» **Exercise task**: For the data below, transcribe the part that opens with the line containing "Convert this chart to matplotlib code." and closes with the line containing "plt.rcParams['font.family'] = ['Lato', 'DejaVu", exactly and with no pictures.

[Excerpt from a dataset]
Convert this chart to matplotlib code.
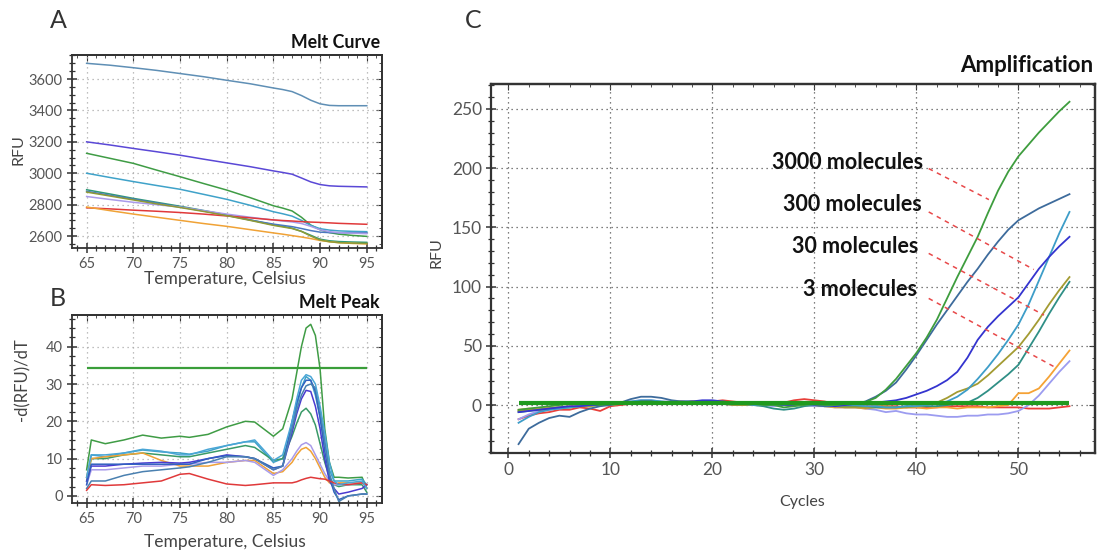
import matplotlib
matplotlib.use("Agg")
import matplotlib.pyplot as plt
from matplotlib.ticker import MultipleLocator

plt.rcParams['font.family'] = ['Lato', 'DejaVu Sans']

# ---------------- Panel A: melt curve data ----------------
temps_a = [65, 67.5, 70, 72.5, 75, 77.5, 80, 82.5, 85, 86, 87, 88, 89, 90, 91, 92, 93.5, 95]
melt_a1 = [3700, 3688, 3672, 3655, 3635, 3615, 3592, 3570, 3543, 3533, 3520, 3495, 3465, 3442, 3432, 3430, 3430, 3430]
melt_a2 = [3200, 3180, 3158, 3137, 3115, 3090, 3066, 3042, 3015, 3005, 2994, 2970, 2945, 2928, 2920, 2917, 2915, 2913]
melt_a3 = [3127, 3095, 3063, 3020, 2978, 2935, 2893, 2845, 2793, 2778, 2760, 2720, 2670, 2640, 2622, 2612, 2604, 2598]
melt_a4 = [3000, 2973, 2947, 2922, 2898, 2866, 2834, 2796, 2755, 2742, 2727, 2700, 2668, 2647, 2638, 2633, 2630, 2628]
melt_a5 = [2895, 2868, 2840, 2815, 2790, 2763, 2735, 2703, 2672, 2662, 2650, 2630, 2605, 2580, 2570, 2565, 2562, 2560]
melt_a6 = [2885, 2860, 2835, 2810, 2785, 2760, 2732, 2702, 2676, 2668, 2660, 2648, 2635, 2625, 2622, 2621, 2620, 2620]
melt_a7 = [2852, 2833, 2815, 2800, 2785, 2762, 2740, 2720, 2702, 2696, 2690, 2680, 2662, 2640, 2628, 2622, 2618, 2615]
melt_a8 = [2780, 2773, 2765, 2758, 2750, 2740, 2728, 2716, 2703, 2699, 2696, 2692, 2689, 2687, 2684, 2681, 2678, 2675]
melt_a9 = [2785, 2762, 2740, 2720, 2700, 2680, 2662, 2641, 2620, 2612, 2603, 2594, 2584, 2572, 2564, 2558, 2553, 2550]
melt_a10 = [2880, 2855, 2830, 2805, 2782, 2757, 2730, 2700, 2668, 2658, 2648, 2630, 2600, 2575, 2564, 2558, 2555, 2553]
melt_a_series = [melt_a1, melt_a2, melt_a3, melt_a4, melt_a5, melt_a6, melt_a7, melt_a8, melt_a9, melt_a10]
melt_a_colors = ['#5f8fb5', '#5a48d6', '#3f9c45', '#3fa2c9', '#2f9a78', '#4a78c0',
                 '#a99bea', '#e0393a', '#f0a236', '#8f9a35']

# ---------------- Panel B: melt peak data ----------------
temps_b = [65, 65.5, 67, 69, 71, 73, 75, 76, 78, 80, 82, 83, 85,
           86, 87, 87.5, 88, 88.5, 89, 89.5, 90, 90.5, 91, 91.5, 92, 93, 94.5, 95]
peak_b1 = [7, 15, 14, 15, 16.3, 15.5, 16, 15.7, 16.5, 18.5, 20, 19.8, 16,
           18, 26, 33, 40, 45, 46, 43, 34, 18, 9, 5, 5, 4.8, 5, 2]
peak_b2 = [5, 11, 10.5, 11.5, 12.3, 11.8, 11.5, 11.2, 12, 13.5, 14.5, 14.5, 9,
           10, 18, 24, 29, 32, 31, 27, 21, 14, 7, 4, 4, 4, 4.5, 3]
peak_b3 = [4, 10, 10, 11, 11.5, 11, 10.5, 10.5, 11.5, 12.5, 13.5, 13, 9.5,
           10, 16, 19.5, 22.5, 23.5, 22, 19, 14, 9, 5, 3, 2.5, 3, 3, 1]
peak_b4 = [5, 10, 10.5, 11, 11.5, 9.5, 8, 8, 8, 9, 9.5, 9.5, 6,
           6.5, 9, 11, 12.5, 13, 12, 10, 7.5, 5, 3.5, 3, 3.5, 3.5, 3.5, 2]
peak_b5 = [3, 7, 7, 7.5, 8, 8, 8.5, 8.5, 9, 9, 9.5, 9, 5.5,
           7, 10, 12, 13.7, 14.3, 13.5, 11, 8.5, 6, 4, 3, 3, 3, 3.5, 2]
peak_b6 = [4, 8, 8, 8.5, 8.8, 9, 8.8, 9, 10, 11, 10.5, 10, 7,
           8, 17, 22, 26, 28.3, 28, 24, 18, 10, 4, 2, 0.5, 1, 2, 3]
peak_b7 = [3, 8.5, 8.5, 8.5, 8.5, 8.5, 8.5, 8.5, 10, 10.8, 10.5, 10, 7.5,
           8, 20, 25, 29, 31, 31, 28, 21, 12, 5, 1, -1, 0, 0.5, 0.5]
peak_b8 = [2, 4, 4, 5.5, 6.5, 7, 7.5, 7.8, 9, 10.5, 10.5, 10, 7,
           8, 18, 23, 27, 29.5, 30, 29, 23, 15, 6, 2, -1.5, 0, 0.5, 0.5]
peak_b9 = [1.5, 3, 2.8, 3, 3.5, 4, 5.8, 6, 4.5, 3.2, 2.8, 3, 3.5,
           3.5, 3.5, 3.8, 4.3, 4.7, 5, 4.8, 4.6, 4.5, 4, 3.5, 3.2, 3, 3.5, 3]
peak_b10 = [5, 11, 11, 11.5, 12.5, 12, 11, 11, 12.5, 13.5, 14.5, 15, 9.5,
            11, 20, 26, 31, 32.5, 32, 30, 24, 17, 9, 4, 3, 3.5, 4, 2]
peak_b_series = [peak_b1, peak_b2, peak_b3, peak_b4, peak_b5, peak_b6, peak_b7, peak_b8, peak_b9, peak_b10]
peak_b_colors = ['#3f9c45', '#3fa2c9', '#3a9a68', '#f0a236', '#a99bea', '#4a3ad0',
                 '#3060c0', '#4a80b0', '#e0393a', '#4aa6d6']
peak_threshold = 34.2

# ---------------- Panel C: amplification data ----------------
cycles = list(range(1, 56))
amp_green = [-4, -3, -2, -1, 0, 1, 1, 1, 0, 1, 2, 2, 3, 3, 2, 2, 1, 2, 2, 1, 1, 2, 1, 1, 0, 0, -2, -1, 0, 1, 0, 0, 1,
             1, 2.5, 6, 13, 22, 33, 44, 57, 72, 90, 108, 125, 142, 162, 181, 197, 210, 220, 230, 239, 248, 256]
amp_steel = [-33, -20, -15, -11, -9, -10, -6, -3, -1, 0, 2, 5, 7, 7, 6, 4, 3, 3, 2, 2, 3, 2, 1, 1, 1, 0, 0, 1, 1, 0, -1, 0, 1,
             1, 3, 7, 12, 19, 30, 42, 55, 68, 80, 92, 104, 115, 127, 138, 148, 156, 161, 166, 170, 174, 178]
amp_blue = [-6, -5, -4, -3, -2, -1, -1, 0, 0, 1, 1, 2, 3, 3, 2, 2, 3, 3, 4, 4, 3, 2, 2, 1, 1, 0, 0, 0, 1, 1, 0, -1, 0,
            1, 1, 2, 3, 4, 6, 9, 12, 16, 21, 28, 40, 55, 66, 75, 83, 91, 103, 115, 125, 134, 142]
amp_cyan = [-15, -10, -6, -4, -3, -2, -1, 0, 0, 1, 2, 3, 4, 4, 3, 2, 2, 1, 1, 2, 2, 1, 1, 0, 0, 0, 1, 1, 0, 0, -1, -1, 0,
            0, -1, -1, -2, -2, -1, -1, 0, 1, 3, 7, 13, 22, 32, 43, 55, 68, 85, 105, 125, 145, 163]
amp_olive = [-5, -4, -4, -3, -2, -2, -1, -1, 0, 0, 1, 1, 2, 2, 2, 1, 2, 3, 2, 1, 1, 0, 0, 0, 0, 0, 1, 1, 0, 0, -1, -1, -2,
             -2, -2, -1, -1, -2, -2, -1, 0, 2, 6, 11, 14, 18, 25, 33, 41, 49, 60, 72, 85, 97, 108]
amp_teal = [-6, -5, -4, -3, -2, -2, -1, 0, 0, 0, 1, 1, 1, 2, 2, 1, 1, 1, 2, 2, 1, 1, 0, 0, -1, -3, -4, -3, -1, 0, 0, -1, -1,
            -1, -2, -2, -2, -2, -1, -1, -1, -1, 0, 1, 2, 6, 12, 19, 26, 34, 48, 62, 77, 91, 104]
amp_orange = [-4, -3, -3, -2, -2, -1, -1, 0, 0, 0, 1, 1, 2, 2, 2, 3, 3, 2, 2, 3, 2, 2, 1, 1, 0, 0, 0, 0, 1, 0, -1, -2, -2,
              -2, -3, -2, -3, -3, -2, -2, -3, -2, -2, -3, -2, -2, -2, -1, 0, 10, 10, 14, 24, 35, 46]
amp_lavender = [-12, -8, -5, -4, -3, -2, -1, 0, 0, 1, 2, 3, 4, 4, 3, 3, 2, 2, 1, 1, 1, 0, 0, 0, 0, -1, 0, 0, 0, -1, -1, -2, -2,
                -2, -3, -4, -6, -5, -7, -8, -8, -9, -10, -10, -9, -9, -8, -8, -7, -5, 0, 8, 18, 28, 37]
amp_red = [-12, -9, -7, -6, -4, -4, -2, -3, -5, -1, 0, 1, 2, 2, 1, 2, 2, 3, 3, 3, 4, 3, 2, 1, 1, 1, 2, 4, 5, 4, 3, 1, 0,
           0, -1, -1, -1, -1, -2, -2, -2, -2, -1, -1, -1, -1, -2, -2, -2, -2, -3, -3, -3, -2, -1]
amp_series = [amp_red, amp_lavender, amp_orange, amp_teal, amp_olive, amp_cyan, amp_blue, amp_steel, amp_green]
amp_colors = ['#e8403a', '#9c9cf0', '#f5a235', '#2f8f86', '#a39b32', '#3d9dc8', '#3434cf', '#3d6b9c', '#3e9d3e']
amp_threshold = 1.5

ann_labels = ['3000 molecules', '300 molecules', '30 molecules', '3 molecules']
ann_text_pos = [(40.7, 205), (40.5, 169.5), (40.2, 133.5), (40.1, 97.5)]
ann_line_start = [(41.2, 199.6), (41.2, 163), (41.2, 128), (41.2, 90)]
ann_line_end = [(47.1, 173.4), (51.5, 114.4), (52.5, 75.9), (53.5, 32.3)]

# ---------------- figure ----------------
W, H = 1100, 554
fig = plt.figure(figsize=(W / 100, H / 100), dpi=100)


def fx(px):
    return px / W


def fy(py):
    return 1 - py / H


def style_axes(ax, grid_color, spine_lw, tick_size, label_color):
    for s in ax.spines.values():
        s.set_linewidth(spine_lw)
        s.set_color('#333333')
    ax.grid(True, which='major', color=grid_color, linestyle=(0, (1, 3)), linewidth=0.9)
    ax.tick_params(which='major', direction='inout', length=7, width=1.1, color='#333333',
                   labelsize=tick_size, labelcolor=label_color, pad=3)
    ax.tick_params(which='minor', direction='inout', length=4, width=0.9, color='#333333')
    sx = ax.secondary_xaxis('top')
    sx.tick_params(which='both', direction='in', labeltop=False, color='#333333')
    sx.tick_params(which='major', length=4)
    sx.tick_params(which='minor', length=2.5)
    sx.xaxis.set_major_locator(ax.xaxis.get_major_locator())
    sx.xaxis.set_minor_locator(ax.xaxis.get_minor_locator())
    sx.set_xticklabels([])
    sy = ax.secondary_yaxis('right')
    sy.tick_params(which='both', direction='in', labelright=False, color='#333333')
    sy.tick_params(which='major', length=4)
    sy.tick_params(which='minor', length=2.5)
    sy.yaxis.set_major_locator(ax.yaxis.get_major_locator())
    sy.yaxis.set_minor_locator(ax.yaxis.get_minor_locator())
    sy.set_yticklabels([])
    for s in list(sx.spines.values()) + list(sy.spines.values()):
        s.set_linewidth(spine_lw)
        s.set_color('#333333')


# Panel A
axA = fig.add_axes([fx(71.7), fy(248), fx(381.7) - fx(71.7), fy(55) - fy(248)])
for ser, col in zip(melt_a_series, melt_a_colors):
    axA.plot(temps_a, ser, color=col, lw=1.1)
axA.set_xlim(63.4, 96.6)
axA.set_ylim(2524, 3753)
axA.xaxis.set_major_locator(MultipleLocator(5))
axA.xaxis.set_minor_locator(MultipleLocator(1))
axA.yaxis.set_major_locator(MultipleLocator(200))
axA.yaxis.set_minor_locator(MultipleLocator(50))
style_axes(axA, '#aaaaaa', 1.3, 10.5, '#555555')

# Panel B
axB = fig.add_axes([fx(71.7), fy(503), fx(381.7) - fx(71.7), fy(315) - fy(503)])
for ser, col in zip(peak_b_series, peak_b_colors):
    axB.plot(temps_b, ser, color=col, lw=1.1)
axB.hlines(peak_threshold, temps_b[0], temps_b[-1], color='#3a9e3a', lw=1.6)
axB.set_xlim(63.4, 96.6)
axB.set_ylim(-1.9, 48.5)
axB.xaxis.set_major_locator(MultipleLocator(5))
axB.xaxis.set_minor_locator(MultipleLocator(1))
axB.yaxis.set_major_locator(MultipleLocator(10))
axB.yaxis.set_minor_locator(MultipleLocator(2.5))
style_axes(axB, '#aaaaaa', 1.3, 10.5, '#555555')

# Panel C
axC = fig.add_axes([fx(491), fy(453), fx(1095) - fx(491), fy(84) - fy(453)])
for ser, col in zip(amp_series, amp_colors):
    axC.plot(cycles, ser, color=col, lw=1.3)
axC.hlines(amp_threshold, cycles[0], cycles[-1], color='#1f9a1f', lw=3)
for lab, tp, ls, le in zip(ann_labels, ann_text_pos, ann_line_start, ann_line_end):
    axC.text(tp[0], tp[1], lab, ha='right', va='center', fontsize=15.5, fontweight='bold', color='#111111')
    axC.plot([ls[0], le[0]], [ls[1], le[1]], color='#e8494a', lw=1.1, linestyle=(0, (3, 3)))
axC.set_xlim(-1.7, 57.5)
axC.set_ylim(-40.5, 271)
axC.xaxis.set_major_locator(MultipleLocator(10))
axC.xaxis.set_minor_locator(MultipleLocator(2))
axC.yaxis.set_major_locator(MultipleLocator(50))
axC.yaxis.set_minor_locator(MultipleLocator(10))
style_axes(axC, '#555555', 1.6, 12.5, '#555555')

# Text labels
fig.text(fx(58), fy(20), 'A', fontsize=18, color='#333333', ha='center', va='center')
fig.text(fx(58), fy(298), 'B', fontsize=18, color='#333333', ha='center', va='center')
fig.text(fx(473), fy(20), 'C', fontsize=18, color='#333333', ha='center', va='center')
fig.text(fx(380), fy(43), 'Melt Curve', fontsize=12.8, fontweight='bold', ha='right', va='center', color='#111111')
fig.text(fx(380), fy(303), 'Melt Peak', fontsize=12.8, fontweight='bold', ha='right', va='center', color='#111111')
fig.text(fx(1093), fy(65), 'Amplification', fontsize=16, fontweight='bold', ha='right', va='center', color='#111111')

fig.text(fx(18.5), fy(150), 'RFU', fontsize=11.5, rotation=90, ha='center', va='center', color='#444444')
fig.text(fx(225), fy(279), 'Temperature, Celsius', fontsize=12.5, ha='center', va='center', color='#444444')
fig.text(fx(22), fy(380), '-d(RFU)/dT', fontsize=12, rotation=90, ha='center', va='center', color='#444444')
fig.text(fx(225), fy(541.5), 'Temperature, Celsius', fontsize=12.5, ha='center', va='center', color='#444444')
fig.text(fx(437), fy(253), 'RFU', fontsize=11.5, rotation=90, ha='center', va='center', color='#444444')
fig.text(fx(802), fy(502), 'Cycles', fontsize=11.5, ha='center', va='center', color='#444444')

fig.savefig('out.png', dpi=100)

---

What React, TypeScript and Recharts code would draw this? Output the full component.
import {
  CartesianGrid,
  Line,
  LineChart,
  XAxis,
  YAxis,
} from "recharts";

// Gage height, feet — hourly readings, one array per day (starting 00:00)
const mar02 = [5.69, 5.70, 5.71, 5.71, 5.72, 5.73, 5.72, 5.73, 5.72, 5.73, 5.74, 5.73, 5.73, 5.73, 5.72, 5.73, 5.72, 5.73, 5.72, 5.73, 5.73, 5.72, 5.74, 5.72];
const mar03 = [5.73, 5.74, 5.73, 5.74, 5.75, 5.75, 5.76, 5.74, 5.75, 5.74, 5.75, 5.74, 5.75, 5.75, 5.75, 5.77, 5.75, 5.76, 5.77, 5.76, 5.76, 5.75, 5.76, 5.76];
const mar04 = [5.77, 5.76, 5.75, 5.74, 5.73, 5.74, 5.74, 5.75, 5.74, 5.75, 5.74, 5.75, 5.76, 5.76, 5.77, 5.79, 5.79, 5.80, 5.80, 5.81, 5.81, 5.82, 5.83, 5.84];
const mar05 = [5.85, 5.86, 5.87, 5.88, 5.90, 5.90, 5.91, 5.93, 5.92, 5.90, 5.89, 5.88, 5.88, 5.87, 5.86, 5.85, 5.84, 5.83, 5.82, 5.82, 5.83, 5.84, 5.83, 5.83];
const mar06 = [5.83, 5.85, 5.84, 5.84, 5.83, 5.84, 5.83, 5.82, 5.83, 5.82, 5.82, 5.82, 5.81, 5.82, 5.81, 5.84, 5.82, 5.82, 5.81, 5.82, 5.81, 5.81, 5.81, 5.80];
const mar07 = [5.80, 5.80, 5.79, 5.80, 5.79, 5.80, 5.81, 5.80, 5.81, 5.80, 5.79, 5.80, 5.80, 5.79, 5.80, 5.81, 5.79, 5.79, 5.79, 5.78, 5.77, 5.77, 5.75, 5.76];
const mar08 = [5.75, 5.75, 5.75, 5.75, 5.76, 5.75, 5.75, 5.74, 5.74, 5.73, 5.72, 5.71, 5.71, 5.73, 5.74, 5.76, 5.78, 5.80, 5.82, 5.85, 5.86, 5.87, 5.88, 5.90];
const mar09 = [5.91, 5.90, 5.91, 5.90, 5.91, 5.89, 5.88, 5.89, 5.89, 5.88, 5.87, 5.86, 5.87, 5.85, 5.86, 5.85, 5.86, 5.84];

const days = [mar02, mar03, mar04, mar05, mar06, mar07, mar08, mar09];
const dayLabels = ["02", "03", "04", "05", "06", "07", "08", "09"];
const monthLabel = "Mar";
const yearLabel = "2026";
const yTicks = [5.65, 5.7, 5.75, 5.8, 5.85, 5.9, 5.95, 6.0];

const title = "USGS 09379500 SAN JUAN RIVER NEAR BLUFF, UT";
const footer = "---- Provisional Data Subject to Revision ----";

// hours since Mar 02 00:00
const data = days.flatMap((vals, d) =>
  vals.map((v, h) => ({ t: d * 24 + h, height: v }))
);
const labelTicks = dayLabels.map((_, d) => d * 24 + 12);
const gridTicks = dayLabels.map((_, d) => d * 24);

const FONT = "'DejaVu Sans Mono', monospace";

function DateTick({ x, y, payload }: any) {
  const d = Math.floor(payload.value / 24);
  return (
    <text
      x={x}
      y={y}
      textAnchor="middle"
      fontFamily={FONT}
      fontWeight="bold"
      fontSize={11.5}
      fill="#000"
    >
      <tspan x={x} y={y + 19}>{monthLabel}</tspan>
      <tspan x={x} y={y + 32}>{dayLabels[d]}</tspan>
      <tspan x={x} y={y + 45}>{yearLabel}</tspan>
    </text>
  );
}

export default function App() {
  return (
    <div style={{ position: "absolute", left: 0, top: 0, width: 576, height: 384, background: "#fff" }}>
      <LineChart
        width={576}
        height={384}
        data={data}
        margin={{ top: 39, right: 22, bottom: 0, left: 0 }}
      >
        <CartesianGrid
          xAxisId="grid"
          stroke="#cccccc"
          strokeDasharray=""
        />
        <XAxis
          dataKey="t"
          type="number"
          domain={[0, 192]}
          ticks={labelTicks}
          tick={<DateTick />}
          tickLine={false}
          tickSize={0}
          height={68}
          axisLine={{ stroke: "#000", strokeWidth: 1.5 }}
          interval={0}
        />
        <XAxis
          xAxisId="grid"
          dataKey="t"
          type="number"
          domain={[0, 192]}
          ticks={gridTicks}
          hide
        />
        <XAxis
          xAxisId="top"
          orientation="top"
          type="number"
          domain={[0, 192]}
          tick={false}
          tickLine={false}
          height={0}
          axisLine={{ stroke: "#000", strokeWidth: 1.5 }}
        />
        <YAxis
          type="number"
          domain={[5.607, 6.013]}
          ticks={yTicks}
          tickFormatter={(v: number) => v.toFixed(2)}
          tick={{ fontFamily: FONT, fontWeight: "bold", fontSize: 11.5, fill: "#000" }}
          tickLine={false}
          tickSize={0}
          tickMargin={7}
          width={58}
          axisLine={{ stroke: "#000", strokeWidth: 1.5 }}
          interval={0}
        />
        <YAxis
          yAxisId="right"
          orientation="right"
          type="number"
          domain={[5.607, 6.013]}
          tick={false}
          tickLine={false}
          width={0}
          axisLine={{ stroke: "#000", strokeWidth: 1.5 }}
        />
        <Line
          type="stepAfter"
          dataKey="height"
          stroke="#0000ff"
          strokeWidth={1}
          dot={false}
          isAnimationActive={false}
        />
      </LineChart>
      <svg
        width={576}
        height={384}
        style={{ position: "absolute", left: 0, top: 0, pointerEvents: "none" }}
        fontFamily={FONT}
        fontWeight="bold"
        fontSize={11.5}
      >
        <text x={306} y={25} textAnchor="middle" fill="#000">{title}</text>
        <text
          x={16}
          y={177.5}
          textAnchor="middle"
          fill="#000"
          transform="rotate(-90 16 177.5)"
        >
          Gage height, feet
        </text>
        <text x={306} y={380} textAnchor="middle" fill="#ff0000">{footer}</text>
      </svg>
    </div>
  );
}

» **Exercise response**:
Convert this chart to matplotlib code.
import matplotlib
matplotlib.use("Agg")
import matplotlib.pyplot as plt
from matplotlib.ticker import MultipleLocator

plt.rcParams['font.family'] = ['Lato', 'DejaVu Sans']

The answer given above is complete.